Die Republik Kosovo hat – das ist hier mehrfach angesprochen worden – nun mittlerweile die Rücknahmebereitschaft erklärt. Im Gegensatz zu Ihren Ausführungen, Frau Düker, stellt die Zentrale Ausländerbehörde Bielefeld sicher, dass Rückführungsersuchen für Personen mit einem besonderen Betreuungsbedarf, wie ihn zum Beispiel ältere oder behandlungsbedürftige Menschen aufweisen, nachrangig behandelt werden. Das ist also bei uns an dieser Stelle auch gesichert.

Im Übrigen gilt auch: freiwillige Rückkehr vor Rückführung. – Das ist für uns selbstverständlich.

Gerade die freiwillige Rückkehr von Geduldeten, auch von Roma, wird breit gefördert.
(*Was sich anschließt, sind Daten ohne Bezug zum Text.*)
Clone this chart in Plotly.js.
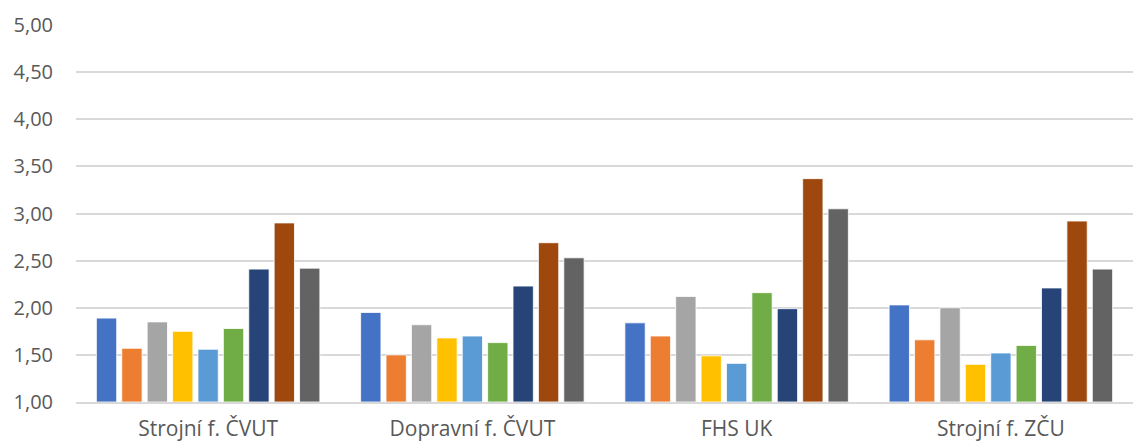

Zum Beispiel finanziert Nordrhein-Westfalen im Kosovo zusammen mit dem Bund und den Ländern BadenWürttemberg und Niedersachsen das Projekt „URA 2“, „Die Brücke“. Insofern geben wir natürlich diesen Hilfestellungen auch Vorrang.

Wir kommen im Übrigen danach auch den Wünschen der kosovarischen Regierung und auch den Empfehlungen des UNHCR nach vorsichtiger Gestaltung der Rückführungen entgegen.

Also auch an der Stelle trennt uns nichts. Wir sehen das genauso. Das muss schonend begonnen werden. Das tun wir auch, um die Reintegrationsmöglichkeiten der Kommunen im Kosovo nicht zu überfordern.